EXERCISE AIM: Find the lines that hold "image". Report only how many there are.

[start SOURCE MATERIAL]

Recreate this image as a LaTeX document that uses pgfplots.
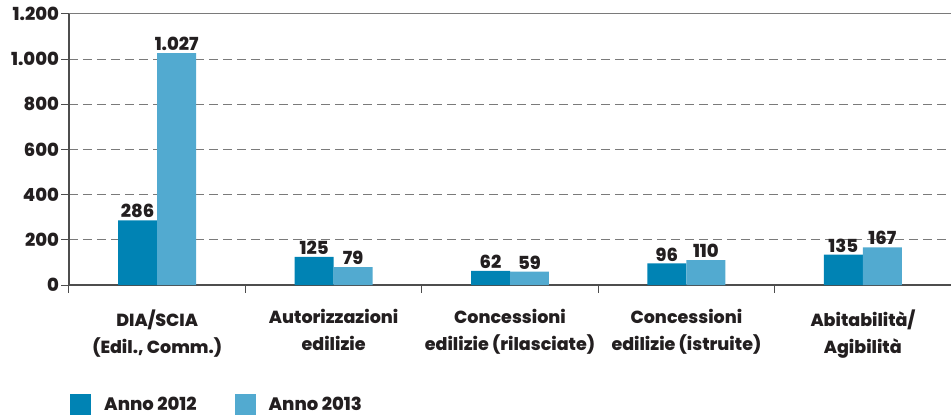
\documentclass[border=0pt]{standalone}
\usepackage{pgfplots}
\pgfplotsset{compat=1.18}
\usepackage{fontspec}
\setmainfont{Poppins}[BoldFont={Poppins ExtraBold}]
\definecolor{dark}{HTML}{0083B4}
\definecolor{light}{HTML}{52AAD0}
\definecolor{txt}{HTML}{231F20}
\definecolor{axisc}{HTML}{4D4D4D}
\definecolor{gridc}{HTML}{7A7A7A}
\begin{document}
\begin{tikzpicture}
\begin{axis}[
  scale only axis, width=882pt, height=271pt,
  xmin=-0.5, xmax=4.5, ymin=0, ymax=1200,
  axis x line*=bottom, axis y line*=left,
  axis line style={-, axisc, line width=1.2pt},
  tick align=outside, major tick length=7.5pt,
  tick style={axisc, line width=1pt},
  ybar=0pt, bar width=0.221,
  xtick={-0.5,0.5,1.5,2.5,3.5,4.5}, xticklabels={},
  extra x ticks={0,1,2,3,4},
  extra x tick labels={{DIA/SCIA\\(Edil., Comm.)},{Autorizzazioni\\edilizie},{Concessioni\\edilizie (rilasciate)},{Concessioni\\edilizie (istruite)},{Abitabilità/\\Agibilità}},
  extra x tick style={major tick length=0pt, grid=none},
  x tick label style={align=center, font=\fontsize{17.5}{27}\selectfont\bfseries, text=txt, yshift=-21pt},
  ytick={0,200,...,1000},
  extra y ticks={1200},
  extra y tick style={grid=major, major grid style={solid, gridc, line width=1pt}},
  ymajorgrids,
  major grid style={gridc, line width=1pt, dash pattern=on 9pt off 5pt},
  y tick label style={font=\fontsize{18}{21}\selectfont\bfseries, text=txt, xshift=1pt},
  /pgf/number format/1000 sep={.},
  /pgf/number format/assume math mode=true,
  nodes near coords,
  every node near coord/.append style={font=\fontsize{18}{21}\selectfont\bfseries, text=txt, inner sep=2pt},
  legend columns=2,
  legend style={at={(0,0)}, anchor=west, xshift=1pt, yshift=-119.5pt, draw=none, fill=none, inner sep=0pt,
    font=\fontsize{18}{21}\selectfont\bfseries, text=txt,
    /tikz/every odd column/.append style={column sep=11pt},
    /tikz/every even column/.append style={column sep=36pt}},
  legend image code/.code={\fill[#1] (0pt,-10.5pt) rectangle (21pt,10.5pt);},
]
\addplot[fill=dark, draw=none] coordinates {(0,286) (1,125) (2,62) (3,96) (4,135)};
\addplot[fill=light, draw=none] coordinates {(0,1027) (1,79) (2,59) (3,110) (4,167)};
\legend{Anno 2012, Anno 2013}
\end{axis}
\pgfresetboundingbox
\path[use as bounding box] (-69pt,-130pt) rectangle (882pt,285pt);
\end{tikzpicture}
\end{document}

[end SOURCE MATERIAL]

WRITTEN REPLY: 2